▸ Task prompt
Review the lines that follow and copy each one that contains the word "this".

(Figure scripts)
★ ★ ★ ★ ★

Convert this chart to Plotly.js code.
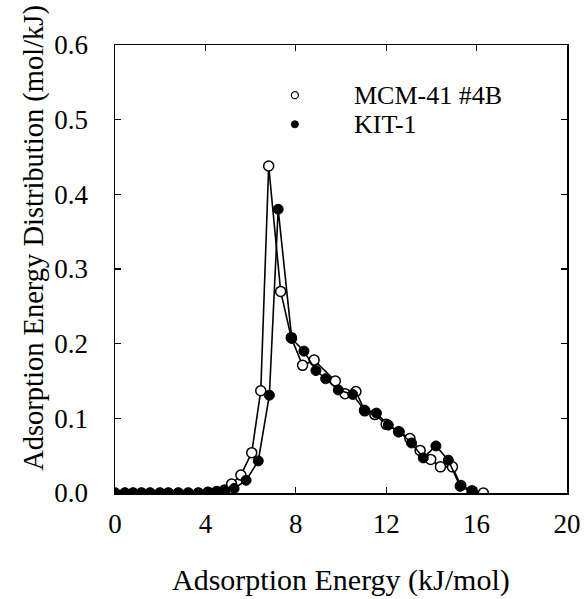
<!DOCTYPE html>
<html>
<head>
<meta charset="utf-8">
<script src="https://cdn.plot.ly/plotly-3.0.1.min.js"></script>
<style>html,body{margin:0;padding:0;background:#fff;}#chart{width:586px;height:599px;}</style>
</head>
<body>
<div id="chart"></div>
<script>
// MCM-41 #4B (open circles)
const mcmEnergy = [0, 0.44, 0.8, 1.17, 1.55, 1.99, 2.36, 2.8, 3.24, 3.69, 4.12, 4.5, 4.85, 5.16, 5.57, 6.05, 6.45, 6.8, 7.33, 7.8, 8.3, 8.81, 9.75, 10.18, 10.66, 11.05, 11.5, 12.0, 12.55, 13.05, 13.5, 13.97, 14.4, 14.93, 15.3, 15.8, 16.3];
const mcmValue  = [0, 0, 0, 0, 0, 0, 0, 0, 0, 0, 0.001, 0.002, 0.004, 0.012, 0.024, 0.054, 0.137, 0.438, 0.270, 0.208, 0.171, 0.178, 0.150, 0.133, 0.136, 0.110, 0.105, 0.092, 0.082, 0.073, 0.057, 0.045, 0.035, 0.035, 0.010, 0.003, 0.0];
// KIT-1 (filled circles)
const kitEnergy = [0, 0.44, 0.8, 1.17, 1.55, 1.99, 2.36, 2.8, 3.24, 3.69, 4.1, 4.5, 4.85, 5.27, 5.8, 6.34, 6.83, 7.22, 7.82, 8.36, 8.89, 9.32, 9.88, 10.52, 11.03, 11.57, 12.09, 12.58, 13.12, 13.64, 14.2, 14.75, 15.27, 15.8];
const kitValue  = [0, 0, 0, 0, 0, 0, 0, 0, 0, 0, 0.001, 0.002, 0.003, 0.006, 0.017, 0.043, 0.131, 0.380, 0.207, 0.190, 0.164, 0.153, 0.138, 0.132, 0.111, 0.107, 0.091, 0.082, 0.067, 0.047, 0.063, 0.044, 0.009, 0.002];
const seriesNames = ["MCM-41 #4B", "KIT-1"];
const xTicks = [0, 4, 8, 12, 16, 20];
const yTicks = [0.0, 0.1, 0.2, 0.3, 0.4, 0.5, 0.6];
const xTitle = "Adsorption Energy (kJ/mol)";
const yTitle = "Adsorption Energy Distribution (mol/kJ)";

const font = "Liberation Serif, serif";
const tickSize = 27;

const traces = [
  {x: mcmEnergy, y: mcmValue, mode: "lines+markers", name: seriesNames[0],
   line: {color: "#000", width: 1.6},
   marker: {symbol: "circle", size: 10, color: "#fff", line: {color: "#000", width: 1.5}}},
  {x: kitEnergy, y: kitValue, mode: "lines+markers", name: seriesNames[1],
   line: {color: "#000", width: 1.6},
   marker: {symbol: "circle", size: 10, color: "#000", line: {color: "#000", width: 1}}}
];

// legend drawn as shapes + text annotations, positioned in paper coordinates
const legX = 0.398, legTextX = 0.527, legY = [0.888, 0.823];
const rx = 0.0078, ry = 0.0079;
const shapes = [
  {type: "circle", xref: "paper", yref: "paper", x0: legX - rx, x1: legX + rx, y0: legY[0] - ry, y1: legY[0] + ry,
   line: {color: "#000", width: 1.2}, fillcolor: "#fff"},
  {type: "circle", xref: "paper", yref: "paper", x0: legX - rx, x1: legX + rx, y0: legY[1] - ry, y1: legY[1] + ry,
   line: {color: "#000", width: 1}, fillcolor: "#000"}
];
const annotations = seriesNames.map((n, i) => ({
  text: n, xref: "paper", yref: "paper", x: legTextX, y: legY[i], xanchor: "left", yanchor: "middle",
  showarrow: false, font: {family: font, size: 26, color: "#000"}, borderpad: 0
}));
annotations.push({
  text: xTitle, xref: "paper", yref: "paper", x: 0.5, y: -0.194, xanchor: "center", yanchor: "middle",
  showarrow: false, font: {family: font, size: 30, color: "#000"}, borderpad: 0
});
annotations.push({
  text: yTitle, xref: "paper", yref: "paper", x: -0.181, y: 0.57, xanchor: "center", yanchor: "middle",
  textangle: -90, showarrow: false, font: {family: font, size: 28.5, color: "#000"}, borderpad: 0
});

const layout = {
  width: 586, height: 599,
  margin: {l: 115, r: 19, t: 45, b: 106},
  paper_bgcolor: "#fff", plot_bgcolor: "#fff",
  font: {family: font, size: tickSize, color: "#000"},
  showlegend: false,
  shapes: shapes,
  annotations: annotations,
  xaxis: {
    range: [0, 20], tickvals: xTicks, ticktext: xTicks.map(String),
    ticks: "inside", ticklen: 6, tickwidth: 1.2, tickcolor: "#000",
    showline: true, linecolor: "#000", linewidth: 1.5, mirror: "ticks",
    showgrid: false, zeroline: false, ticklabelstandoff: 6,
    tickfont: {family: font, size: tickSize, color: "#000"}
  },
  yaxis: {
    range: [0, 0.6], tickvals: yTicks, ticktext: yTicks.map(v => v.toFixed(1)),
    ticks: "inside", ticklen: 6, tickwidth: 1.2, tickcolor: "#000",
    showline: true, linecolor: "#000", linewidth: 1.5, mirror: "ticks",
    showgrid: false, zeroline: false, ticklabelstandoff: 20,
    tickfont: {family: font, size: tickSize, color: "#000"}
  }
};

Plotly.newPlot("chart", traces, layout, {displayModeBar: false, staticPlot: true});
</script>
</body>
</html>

★ ★ ★ ★ ★

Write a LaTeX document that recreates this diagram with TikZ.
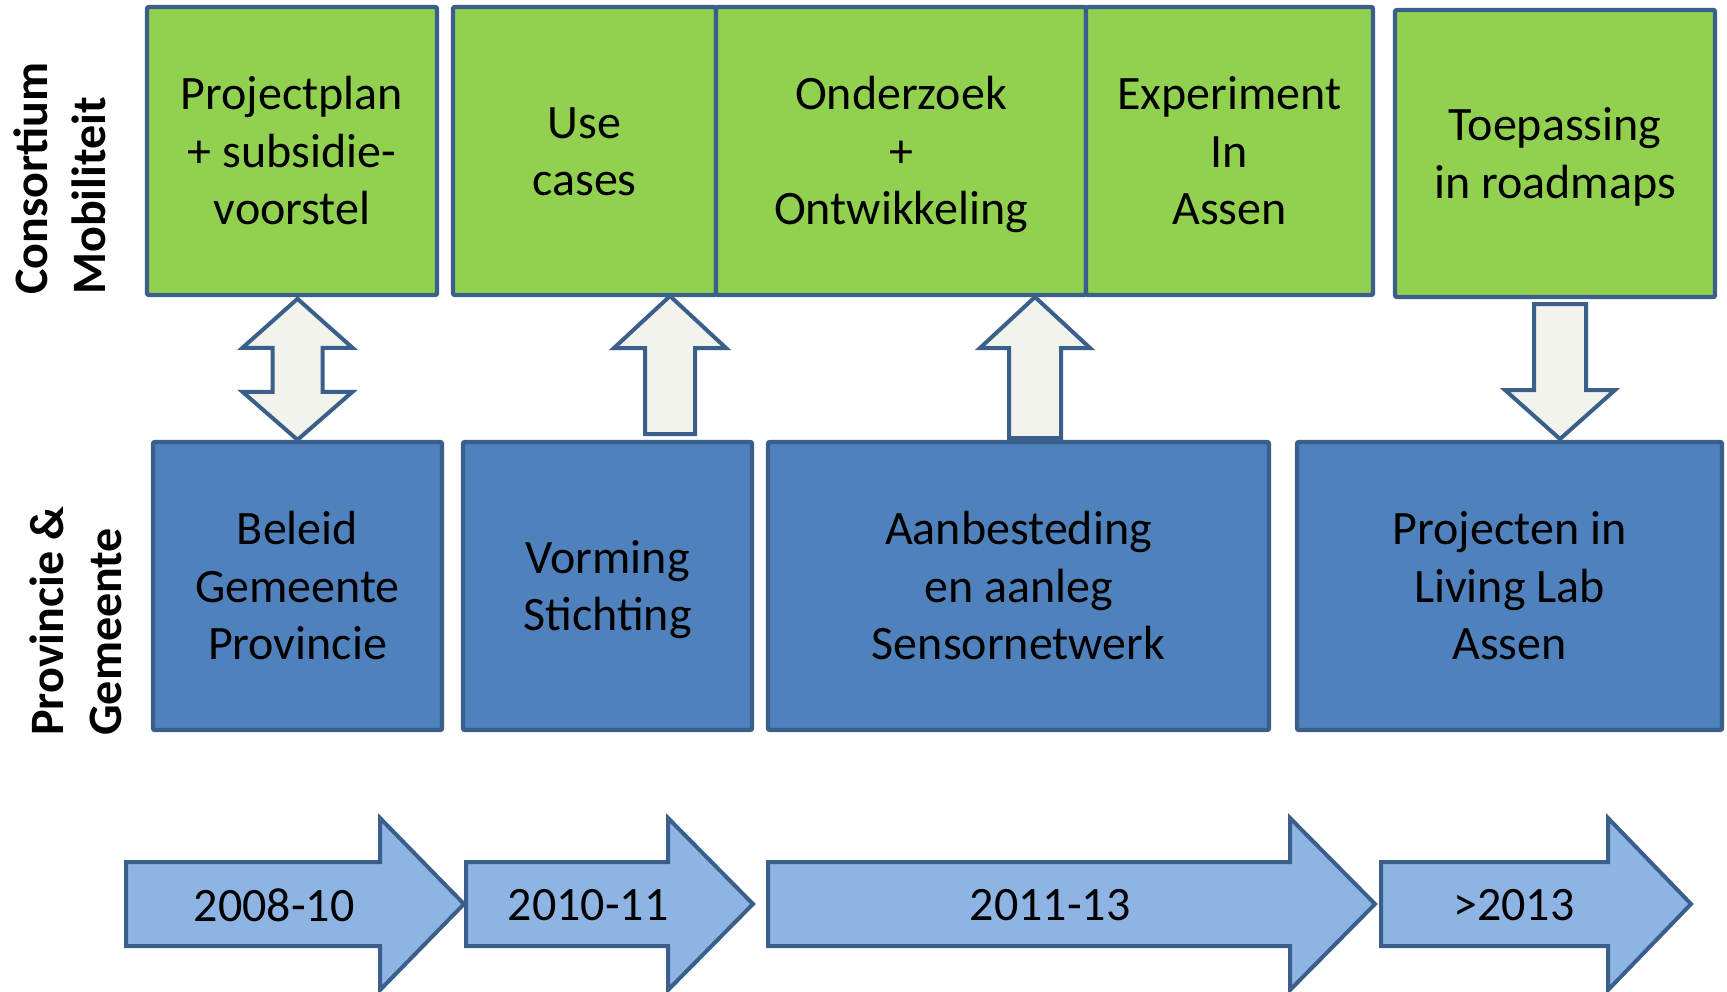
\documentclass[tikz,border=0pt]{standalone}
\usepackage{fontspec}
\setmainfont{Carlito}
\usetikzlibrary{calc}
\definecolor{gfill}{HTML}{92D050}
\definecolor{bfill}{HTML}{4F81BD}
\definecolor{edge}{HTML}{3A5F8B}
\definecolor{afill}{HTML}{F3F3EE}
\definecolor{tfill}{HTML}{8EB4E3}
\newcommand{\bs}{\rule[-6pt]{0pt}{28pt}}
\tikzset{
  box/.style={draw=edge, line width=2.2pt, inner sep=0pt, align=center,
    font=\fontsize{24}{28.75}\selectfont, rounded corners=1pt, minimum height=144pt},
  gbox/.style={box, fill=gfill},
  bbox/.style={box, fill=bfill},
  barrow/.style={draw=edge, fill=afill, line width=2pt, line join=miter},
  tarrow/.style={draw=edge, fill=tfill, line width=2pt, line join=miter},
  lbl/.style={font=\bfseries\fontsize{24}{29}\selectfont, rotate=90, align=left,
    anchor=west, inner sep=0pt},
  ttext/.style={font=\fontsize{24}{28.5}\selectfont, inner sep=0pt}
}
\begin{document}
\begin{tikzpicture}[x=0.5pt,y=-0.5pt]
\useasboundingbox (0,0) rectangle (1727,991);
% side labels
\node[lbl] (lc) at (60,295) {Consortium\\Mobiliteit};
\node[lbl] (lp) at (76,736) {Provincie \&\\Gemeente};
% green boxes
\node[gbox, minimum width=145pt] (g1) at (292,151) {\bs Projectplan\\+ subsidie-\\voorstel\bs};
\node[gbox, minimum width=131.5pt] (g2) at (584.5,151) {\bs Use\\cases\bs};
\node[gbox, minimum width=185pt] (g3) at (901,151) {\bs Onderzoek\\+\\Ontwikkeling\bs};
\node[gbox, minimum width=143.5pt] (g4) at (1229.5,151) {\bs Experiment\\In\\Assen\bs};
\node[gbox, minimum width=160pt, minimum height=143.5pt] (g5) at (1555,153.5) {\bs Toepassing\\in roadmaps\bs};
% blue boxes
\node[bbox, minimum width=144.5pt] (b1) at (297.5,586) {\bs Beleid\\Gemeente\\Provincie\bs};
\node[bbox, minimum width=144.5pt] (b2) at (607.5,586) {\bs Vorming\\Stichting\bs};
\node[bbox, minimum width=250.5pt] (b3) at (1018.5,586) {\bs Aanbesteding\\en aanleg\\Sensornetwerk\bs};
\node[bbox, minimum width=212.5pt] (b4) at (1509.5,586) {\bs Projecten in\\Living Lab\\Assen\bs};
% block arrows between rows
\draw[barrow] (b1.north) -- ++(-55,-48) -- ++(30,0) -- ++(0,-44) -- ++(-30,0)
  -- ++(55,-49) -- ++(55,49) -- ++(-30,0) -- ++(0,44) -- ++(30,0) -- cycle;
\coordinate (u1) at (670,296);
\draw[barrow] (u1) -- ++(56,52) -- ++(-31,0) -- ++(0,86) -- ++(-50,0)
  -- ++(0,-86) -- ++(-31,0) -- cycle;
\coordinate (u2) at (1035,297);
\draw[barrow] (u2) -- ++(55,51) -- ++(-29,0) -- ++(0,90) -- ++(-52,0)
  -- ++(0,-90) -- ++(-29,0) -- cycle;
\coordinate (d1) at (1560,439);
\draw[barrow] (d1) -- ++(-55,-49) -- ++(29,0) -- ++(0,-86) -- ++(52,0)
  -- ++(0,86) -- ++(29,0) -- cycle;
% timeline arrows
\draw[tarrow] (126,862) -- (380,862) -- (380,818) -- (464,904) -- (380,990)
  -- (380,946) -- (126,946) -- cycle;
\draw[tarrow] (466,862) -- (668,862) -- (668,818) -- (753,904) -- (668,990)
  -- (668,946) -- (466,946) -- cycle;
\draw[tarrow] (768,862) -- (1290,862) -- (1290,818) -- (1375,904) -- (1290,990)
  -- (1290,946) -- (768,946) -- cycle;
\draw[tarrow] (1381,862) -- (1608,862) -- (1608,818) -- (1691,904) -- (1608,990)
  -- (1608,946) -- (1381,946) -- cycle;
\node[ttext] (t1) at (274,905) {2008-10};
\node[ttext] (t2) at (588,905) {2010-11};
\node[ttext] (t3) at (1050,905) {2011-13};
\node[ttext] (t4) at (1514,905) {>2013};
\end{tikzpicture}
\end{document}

★ ★ ★ ★ ★

▸ Task response
Convert this chart to Plotly.js code.
Write a LaTeX document that recreates this diagram with TikZ.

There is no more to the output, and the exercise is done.